● **Your task**
Among the entries below, one stretch runs from the line that contains "Write the Plotly code for this chart." through the line that contains "import plotly.graph_objects as go". Repeat that stretch exactly, ends included, and only that.

Source code of charts
——————————

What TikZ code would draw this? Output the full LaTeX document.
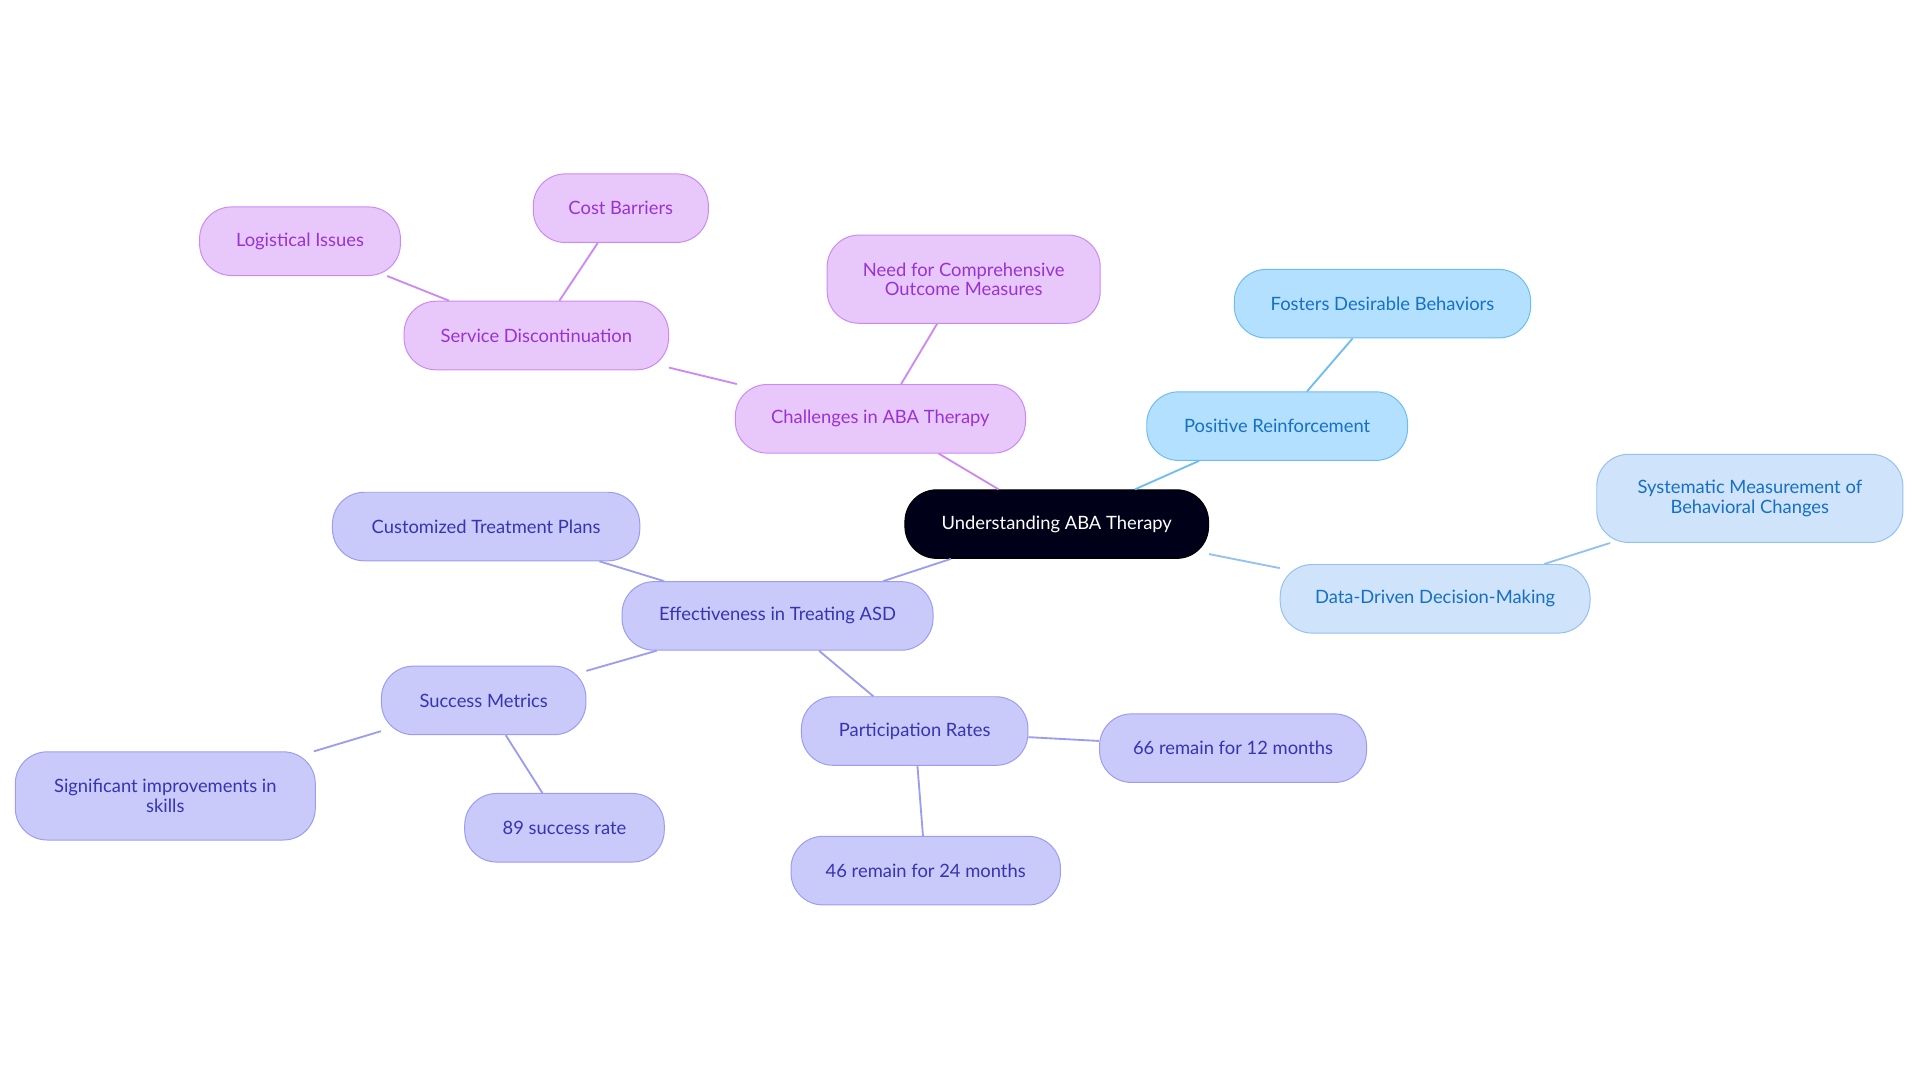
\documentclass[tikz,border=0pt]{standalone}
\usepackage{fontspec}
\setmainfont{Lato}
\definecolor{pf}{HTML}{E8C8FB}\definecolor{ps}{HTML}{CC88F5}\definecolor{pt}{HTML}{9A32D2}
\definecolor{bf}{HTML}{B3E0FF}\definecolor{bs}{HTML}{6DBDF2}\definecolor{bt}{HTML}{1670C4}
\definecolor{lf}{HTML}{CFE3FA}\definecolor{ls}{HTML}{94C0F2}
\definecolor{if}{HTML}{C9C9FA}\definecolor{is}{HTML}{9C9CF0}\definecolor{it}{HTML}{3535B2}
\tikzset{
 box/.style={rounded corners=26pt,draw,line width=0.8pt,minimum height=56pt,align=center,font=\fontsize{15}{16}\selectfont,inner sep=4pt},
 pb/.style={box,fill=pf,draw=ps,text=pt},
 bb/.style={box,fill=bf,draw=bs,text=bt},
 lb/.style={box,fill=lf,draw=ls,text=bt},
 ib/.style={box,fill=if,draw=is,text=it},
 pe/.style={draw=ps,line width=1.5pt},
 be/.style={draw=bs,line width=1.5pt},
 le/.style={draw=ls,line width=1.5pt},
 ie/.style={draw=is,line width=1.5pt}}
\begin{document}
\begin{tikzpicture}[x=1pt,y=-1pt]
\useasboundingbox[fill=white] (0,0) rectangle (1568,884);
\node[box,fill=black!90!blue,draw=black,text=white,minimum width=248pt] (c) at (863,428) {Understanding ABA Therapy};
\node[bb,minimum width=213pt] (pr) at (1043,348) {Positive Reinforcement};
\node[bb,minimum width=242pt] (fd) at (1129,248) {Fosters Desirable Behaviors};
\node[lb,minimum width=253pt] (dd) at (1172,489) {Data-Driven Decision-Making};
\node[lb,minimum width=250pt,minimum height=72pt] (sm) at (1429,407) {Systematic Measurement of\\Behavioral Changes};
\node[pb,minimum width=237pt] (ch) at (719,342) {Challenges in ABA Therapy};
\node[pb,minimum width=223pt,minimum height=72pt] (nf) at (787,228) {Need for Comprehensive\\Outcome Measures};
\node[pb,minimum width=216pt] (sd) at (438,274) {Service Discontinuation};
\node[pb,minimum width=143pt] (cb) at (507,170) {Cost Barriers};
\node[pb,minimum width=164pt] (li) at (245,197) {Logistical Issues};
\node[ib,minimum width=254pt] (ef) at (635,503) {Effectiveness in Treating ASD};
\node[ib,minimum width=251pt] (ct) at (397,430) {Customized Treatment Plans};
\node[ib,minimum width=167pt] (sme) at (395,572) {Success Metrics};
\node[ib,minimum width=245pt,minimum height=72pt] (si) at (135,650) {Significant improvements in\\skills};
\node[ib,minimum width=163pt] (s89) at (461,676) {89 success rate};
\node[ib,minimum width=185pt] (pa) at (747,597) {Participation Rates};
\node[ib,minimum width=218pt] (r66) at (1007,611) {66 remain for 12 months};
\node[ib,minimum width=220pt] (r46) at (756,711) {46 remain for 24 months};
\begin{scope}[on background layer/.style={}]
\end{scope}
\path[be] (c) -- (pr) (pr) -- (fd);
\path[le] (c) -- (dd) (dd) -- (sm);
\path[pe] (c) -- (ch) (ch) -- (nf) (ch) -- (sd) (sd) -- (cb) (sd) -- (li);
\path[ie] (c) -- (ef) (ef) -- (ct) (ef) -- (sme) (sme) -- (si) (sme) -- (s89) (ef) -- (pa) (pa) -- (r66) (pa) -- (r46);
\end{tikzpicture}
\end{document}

——————————

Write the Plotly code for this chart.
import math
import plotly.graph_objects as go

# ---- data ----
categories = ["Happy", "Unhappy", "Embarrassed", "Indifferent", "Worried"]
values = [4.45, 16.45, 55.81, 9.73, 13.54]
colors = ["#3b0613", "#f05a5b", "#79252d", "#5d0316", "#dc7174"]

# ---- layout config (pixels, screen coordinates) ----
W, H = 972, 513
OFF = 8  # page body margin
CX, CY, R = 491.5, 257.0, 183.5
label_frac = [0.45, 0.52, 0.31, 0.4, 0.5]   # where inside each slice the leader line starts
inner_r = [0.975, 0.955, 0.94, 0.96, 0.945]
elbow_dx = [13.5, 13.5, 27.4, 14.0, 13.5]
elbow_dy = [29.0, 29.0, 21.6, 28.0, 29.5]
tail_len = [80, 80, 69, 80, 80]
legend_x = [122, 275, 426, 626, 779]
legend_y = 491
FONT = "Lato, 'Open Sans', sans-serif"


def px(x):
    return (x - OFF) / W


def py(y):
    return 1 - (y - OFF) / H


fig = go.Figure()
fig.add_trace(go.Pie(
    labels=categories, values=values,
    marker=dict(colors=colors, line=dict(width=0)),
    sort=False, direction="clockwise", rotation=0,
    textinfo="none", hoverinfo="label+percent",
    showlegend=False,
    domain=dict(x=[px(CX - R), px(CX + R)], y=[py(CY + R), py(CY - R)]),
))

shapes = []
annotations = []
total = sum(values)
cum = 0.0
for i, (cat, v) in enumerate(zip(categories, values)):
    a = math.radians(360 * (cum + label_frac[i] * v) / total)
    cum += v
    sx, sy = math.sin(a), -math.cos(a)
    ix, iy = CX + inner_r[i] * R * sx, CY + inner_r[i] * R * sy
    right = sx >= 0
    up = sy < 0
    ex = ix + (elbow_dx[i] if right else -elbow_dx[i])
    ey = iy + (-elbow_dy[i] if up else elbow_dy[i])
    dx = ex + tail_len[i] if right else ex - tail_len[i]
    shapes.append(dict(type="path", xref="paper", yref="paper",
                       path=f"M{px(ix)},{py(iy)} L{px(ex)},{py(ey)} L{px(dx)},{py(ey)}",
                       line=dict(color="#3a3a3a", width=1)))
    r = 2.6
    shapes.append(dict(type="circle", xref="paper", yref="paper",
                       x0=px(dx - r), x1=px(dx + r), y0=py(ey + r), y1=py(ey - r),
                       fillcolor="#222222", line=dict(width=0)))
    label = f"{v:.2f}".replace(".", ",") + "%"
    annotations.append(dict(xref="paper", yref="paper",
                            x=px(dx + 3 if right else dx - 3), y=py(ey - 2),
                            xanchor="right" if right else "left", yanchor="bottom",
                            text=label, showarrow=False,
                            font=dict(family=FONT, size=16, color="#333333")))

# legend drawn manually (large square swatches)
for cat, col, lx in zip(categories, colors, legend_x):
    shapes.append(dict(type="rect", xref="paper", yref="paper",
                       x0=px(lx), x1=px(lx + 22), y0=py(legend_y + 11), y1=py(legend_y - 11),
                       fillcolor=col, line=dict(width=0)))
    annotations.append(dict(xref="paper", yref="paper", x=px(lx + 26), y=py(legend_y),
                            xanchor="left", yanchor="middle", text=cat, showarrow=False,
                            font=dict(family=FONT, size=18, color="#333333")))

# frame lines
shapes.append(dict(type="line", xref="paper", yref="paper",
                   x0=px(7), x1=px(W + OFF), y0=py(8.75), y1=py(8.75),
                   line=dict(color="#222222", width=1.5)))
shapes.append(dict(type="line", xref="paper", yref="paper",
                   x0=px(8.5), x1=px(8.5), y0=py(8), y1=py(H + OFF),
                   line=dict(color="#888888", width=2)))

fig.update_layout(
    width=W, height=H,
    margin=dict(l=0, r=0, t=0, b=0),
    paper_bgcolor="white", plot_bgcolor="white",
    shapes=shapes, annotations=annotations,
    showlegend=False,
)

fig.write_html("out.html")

——————————

● **Solution for this problem**
Write the Plotly code for this chart.
import math
import plotly.graph_objects as go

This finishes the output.